消費拡大の傾向とデイリー・オーストリアの戦略


◇絵でみる需給動向◇


●●●消費拡大はとどまるところを知らず●●●

 デイリー・オーストリア(DA)はこのほど、豪州における会計年度の終了に伴い、今年度の乳製品消費に関する総括を発表した。それによると、2003/04年度(7月〜6月)における飲用乳、チーズ、スプレッド、ヨーグルトの国内販売量は、それぞれ11億1千リットル(前年度比2.5%増)、13万1千トン(同2.1%増)、3万9千トン(同4.5%増)、10万9千トン(同5.4%増)となった。販売額も前年を上回っており、4品目合計で35億豪ドル(約2,800億円、1豪ドル=80円)の売上を達成したとしている。過去数年で比較しても4品目全てにおいて、販売量および販売額が前年を上回っており、近年の消費拡大を象徴している。

 また、国際的な乳製品市場においても、需要は依然堅調に推移しており、需要に下支えされた国際価格は引き続き好調に推移している。

●●●乳製品消費拡大の要因●●●

 なぜ乳製品の消費は拡大を続けるのか。これは近年の健康志向の高まりと結びついた販売努力などの結果とみられるが、健康志向の一例として、乳製品の摂取量を増やすことにより、痛風の発病が抑制されたという米国の研究結果からわかるように、乳製品には痛風の原因となる尿酸値を抑える働きがあるといわれている。このような研究結果が健康意識の高い現代人にとって、乳製品の効能を見直すきっかけとなり、乳製品の消費拡大へとつながっているとみられている。

図 主要食品摂取による痛風発病率比較
資料:DA「Nutrition NEWS」


●●●酪農産業のさらなる発展へ向けたDAの戦略●●●

 酪農大国である豪州にとって、乳製品の消費拡大ほど格好な材料はない。豪州を代表する酪農団体であるDAはこのほど「戦略計画2004-09」を策定し、消費拡大と酪農産業のさらなる発展を目指して、DAが果たすべき役割と今後取るべき戦略を明らかにした。

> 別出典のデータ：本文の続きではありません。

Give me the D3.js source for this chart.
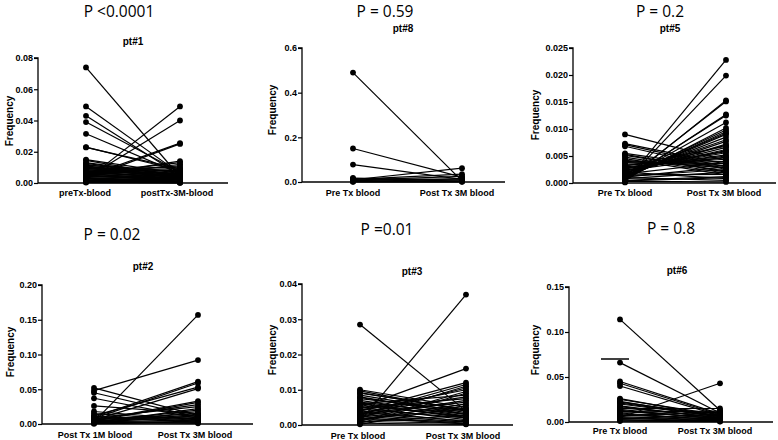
<!DOCTYPE html>
<html><head><meta charset="utf-8">
<script src="https://cdn.jsdelivr.net/npm/d3@7/dist/d3.min.js"></script>
<style>body{margin:0;background:#fff}svg{display:block}</style>
</head><body>
<svg id="c" width="778" height="440"></svg>
<script>
// ---- data ----
const pTitles = ["P <0.0001", "P = 0.59", "P = 0.2", "P = 0.02", "P =0.01", "P = 0.8"];
const ptLabels = ["pt#1", "pt#8", "pt#5", "pt#2", "pt#3", "pt#6"];
const catLabels = [
  ["preTx-blood", "postTx-3M-blood"],
  ["Pre Tx blood", "Post Tx 3M blood"],
  ["Pre Tx blood", "Post Tx 3M blood"],
  ["Post Tx 1M blood", "Post Tx 3M blood"],
  ["Pre Tx blood", "Post Tx 3M blood"],
  ["Pre Tx blood", "Post Tx 3M blood"]
];
const yTicks = [
  [0, 0.02, 0.04, 0.06, 0.08],
  [0, 0.2, 0.4, 0.6],
  [0, 0.005, 0.010, 0.015, 0.020, 0.025],
  [0, 0.05, 0.10, 0.15, 0.20],
  [0, 0.01, 0.02, 0.03, 0.04],
  [0, 0.05, 0.10, 0.15]
];
const tickFormats = [".2f", ".1f", ".3f", ".2f", ".2f", ".2f"];

const pre1 = [0.074,0.049,0.043,0.039,0.0315,0.023,0.0228,0.002,0.003,0.004,0.003,0.015,0.0145,0.013,0.012,0.0115,0.011,0.0105,0.010,0.0095,0.009,0.0085,0.008,0.0075,0.007,0.0065,0.006,0.0055,0.005,0.0045,0.004,0.0035,0.003,0.0025,0.002,0.0015,0.001,0.0008,0.0005,0.0003,0.005,0.006,0.004,0.007,
  0.0125,0.0102,0.0088,0.0078,0.0068,0.0058,0.0048,0.0038,0.0028,0.0018,0.0012,0.0006];
const post1 = [0.004,0.006,0.005,0.007,0.006,0.008,0.009,0.049,0.040,0.0255,0.025,0.006,0.004,0.005,0.003,0.007,0.004,0.006,0.005,0.003,0.008,0.004,0.002,0.005,0.003,0.004,0.002,0.003,0.001,0.002,0.003,0.001,0.002,0.001,0.0005,0.001,0.0003,0.0005,0.0002,0.0001,0.014,0.013,0.012,0.011,
  0.0045,0.0035,0.0102,0.0092,0.0082,0.0072,0.0062,0.0052,0.0042,0.0032,0.0022,0.0012];

const pre8 = [0.49,0.15,0.078,0.018,0.015,0.012,0.010,0.008,0.006,0.004,0.003,0.002,0.001];
const post8 = [0.005,0.022,0.012,0.008,0.004,0.035,0.062,0.025,0.015,0.010,0.003,0.002,0.001];

const pre5 = [0.009,0.0073,0.0071,0.0068,0.0055,0.0053,0.0051,0.0048,0.0045,
  0.0001,0.0002,0.0003,0.0005,0.0004,0.0006,0.0008,0.0007,0.001,0.0009,0.0012,0.0011,0.0013,0.0015,0.0014,0.0016,0.0018,0.0019,0.002,0.0022,0.0024,0.0026,0.0028,0.003,0.0033,0.0035,0.0038,0.004,0.0042,0.0012,0.0008,0.0015,0.0005,0.002,0.001,0.0003,
  0.0031,0.0027,0.0023,0.0017,0.0011,0.0004];
const post5 = [0.0042,0.0035,0.003,0.0025,0.0028,0.002,0.0022,0.0018,0.0015,
  0.0228,0.0199,0.0153,0.0151,0.0127,0.0125,0.0112,0.0102,0.0098,0.0095,0.0092,0.009,0.0085,0.008,0.0077,0.0072,0.007,0.0066,0.0062,0.006,0.0056,0.0052,0.005,0.0047,0.0044,0.004,0.0036,0.0032,0.0028,0.0025,0.002,0.0016,0.0012,0.0008,0.0005,0.0002,
  0.0068,0.0058,0.0048,0.0038,0.0030,0.0010];

const pre2 = [0.003,0.048,0.052,0.045,0.037,0.026,0.010,0.008,0.012,0.006,0.018,0.015,0.005,0.004,0.007,0.009,0.002,0.003,0.001,0.006,0.004,0.002,0.011,0.008,0.005,0.003,0.001,0.0005,0.002,0.004];
const post2 = [0.157,0.092,0.012,0.010,0.008,0.015,0.061,0.059,0.053,0.051,0.006,0.005,0.033,0.031,0.028,0.025,0.022,0.020,0.018,0.015,0.013,0.012,0.004,0.010,0.008,0.006,0.004,0.002,0.003,0.001];

const pre3 = [0.0285,0.001,0.005,0.004,0.003,0.010,0.0097,0.009,0.0085,0.008,0.0075,0.007,0.0065,0.006,0.0055,0.005,0.0045,0.004,0.0035,0.003,0.0025,0.002,0.0015,0.001,0.0005,0.002,0.003,0.004,0.001,0.0005,0.006,0.0035,0.0025,0.0015,0.0002,
  0.0092,0.0078,0.0062,0.0048,0.0032,0.0018,0.0008];
const post3 = [0.004,0.037,0.016,0.012,0.0115,0.005,0.004,0.0045,0.0035,0.003,0.004,0.0025,0.003,0.002,0.0025,0.0015,0.002,0.001,0.0012,0.0008,0.0005,0.0003,0.001,0.0005,0.0002,0.011,0.0105,0.010,0.0095,0.009,0.0085,0.008,0.007,0.006,0.0055,
  0.0042,0.0032,0.0022,0.0075,0.0065,0.0045,0.0028];

const pre6 = [0.114,0.066,0.045,0.043,0.040,0.005,0.026,0.025,0.023,0.022,0.020,0.018,0.016,0.014,0.012,0.010,0.008,0.006,0.004,0.002,0.001,0.015,0.011,0.007,0.003,
  0.021,0.017,0.013,0.009,0.005,0.0025];
const post6 = [0.013,0.010,0.009,0.008,0.007,0.043,0.006,0.008,0.005,0.007,0.006,0.004,0.005,0.003,0.004,0.002,0.003,0.002,0.001,0.001,0.0005,0.015,0.012,0.011,0.009,
  0.0065,0.0045,0.0035,0.0025,0.0015,0.0008];
const markLine6 = 0.07;

const preSeries = [pre1, pre8, pre5, pre2, pre3, pre6];
const postSeries = [post1, post8, post5, post2, post3, post6];

// ---- layout ----
const layout = [
  {ax:38, top:58, bot:183, xe:228, c:[86,180], lx:[85,177], lb:196, px:119, py:17, tx:133, ty:45, fx:9, fy:121},
  {ax:302, top:48, bot:182, xe:505, c:[353,462], lx:[353,457], lb:196, px:385, py:17, tx:403, ty:32, fx:272, fy:110},
  {ax:573, top:48, bot:183, xe:776, c:[625,726], lx:[625,724], lb:196, px:660, py:17, tx:670, ty:32, fx:535, fy:115},
  {ax:42, top:285, bot:424, xe:253, c:[94,198], lx:[95,195], lb:438, px:112, py:240, tx:143, ty:270, fx:10, fy:352},
  {ax:302, top:284, bot:425, xe:513, c:[360,466], lx:[358,463], lb:439, px:387, py:235, tx:412, ty:275, fx:272, fy:350},
  {ax:569, top:287, bot:422, xe:773, c:[620,720], lx:[620,715], lb:434, px:671, py:234, tx:677, ty:274, fx:535, fy:350}
];

const svg = d3.select("#c");
const bold = "'Liberation Sans', Arial, sans-serif";

layout.forEach((L, i) => {
  const g = svg.append("g");
  const ticks = yTicks[i];
  const y = d3.scaleLinear().domain([0, ticks[ticks.length-1]]).range([L.bot, L.top]);
  const x = d3.scalePoint().domain([0,1]).range(L.c);

  const ya = g.append("g").attr("transform", `translate(${L.ax},0)`)
    .call(d3.axisLeft(y).tickValues(ticks).tickFormat(d3.format(tickFormats[i])).tickSize(4).tickPadding(1));
  ya.select(".domain").attr("d", `M-4,${L.top}H0V${L.bot}`).attr("stroke","#000").attr("stroke-width",1.3);
  ya.selectAll(".tick line").attr("stroke","#000").attr("stroke-width",1.2);
  ya.selectAll("text").attr("font-family", bold).attr("font-weight","bold").attr("font-size", 9).attr("fill","#000");

  g.append("line").attr("x1", L.ax).attr("x2", L.xe).attr("y1", L.bot).attr("y2", L.bot)
    .attr("stroke","#000").attr("stroke-width",1.3);

  const pre = preSeries[i], post = postSeries[i];
  const pairs = pre.map((v, k) => [v, post[k]]);
  g.append("g").selectAll("line").data(pairs).join("line")
    .attr("x1", x(0)).attr("x2", x(1))
    .attr("y1", d => y(d[0])).attr("y2", d => y(d[1]))
    .attr("stroke","#000").attr("stroke-width",1.2);
  const pts = [];
  pairs.forEach(p => { pts.push([0,p[0]]); pts.push([1,p[1]]); });
  g.append("g").selectAll("circle").data(pts).join("circle")
    .attr("cx", d => x(d[0])).attr("cy", d => y(d[1])).attr("r", 2.9).attr("fill","#000");

  if (i === 5) {
    g.append("line").attr("x1", x(0)-19).attr("x2", x(0)+9)
      .attr("y1", y(markLine6)).attr("y2", y(markLine6)).attr("stroke","#000").attr("stroke-width",1.5);
  }

  catLabels[i].forEach((t, k) => {
    g.append("text").attr("x", L.lx[k]).attr("y", L.lb).attr("text-anchor","middle")
      .attr("font-family", bold).attr("font-weight","bold").attr("font-size", 9).text(t);
  });
  g.append("text").attr("transform", `translate(${L.fx + 4},${L.fy}) rotate(-90)`)
    .attr("text-anchor","middle").attr("font-family", bold).attr("font-weight","bold")
    .attr("font-size", 10).text("Frequency");
  g.append("text").attr("x", L.tx).attr("y", L.ty).attr("text-anchor","middle")
    .attr("font-family", bold).attr("font-weight","bold").attr("font-size", 10).text(ptLabels[i]);
  g.append("text").attr("x", L.px).attr("y", L.py).attr("text-anchor","middle")
    .attr("font-family", "'Open Sans', 'Noto Sans', sans-serif").attr("font-size", 15.5).text(pTitles[i]);
});
</script>
</body></html>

 それによると、DAは次のような戦略を打ち立てている。(1)貿易交渉への貢献などを通して、市場アクセスの向上に努めること、(2)消費者との対話を通じて、需要の変化に敏感に即応できる体制を構築すること、(3)生産流通過程を強化して、国際競争力を高めること-など。

 DAは今後とも、サービスの向上と技術革新の実現に向けた取り組みを模索し実行していきたいとしている。